The $filename is the name of the file, and the $size is how large it is. You will have obtained these values earlier (i.e., in the line or two before!). The \t in the middle is turned into a TAB character. Replace with spaces or a comma or virtually anything else you like; your call.
To get just the last part of the filename, I'd do:
puts $fp "[file tail $file] [file size $file]"
This does stuff with the full information about the file size, not the abbreviated form, so if you really want 4k instead of 4096, keep using that (slow) incantation with exec du. (If the consumer is a program, or a programmer, writing out the size in full is probably better.)
In addition to Donal's suggestion, there are more tools for getting files recursively:
recursive_glob (from the Tclx package) and
for_recursive_glob (also from Tclx)
fileutil::findByPattern (from the fileutil package)

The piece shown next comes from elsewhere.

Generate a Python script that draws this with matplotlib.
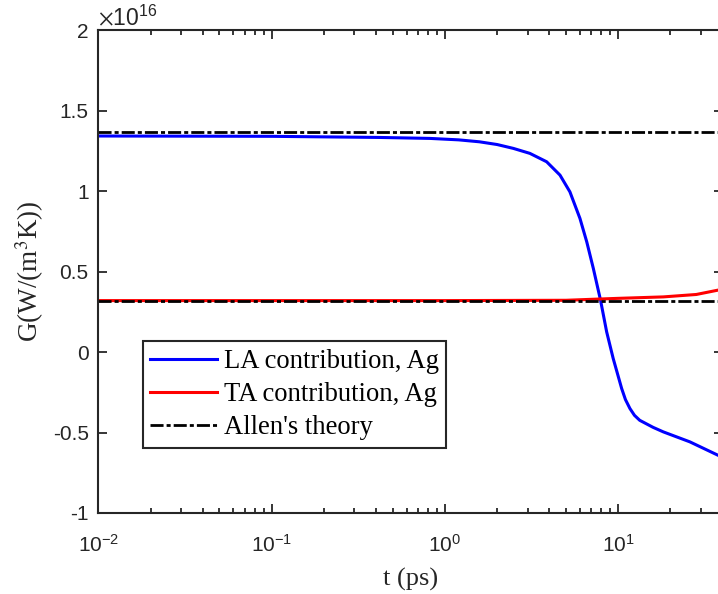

Here is an example of how to use for_recursive_glob:
package require Tclx
for_recursive_glob filename {../design_data} {*} {
puts $filename
}
This suggestion, in combination with Donal's should be enough for you to create a complete solution. Good luck.
Discussion
The for_recursive_glob command takes 4 arguments:
The name of the variable representing the complete path name
A list of directory to search for (e.g. {/dir1 /dir2 /dir3})
A list of patterns to search for (e.g. {*.txt *.c *.cpp})
Finally, the body of the for loop, where you want to do something with the filename.
Based on my experience, for_recursive_glob cannot handle directories that you don't have permission to (i.e. on Mac, Linux, and BSD platforms, I don't know about Windows). In which case, the script will crash unless you catch the exception.
The recursive_glob command is similar, but it returns a list of filenames instead of structuring in a for loop.